Tort Law · claim
Tortious interference involves the intentional inducement of a third party to breach a contract or to interfere with a business relationship. This wrongful act can lead to harm for the affected party, resulting in legal liability for the interferer.
The plaintiff must show that a valid contract or a business relationship with specific economic advantages existed.
What to prove: The plaintiff must present evidence demonstrating the contract's existence or details of the business relationship.
The defendant must have knowledge of the existing contract or business relationship.
What to prove: The plaintiff needs to show that the defendant was aware of the contract or relationship at the time of interference.
The defendant's actions must be shown to have intentionally disrupted the relationship.

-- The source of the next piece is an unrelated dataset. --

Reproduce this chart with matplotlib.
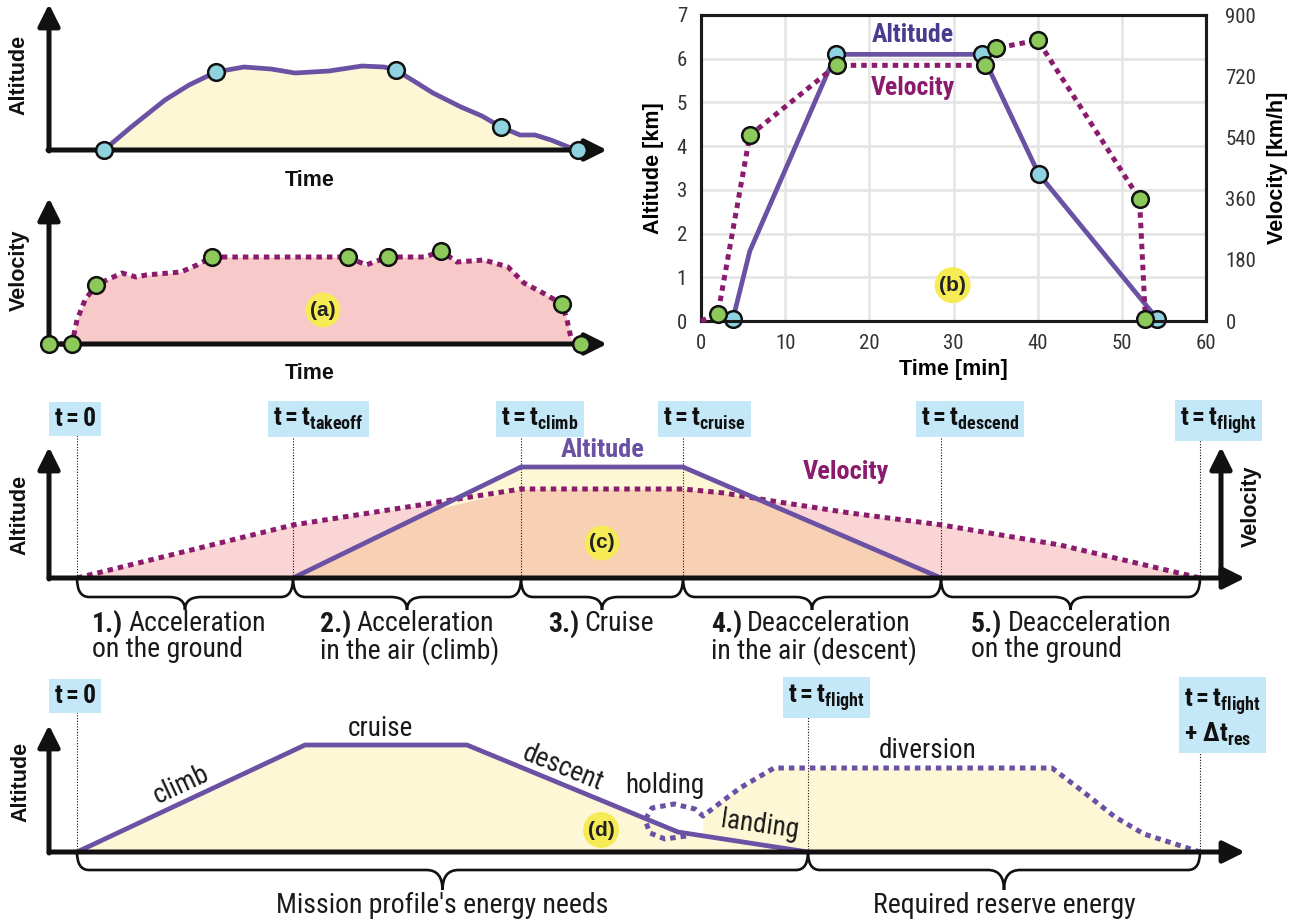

What to prove: The plaintiff must demonstrate that the defendant's conduct was purposeful and directed at causing the interference.
The defendant's actions must be deemed improper, which may involve wrongful motives or means of interference.
What to prove: The plaintiff has to establish that the interference was not justified or legitimate, often requiring an assessment of the defendant's reasons.
The plaintiff must show that they suffered damages as a result of the interference.
What to prove: The plaintiff must provide proof that the interference resulted in actual harm, such as lost profits or business opportunities.
The plaintiff bears the burden of proof and must establish their claim by a preponderance of the evidence.
Tortious interference often appears in exams as hypotheticals involving business relationships and can require students to identify all elements and defenses relevant to the scenario.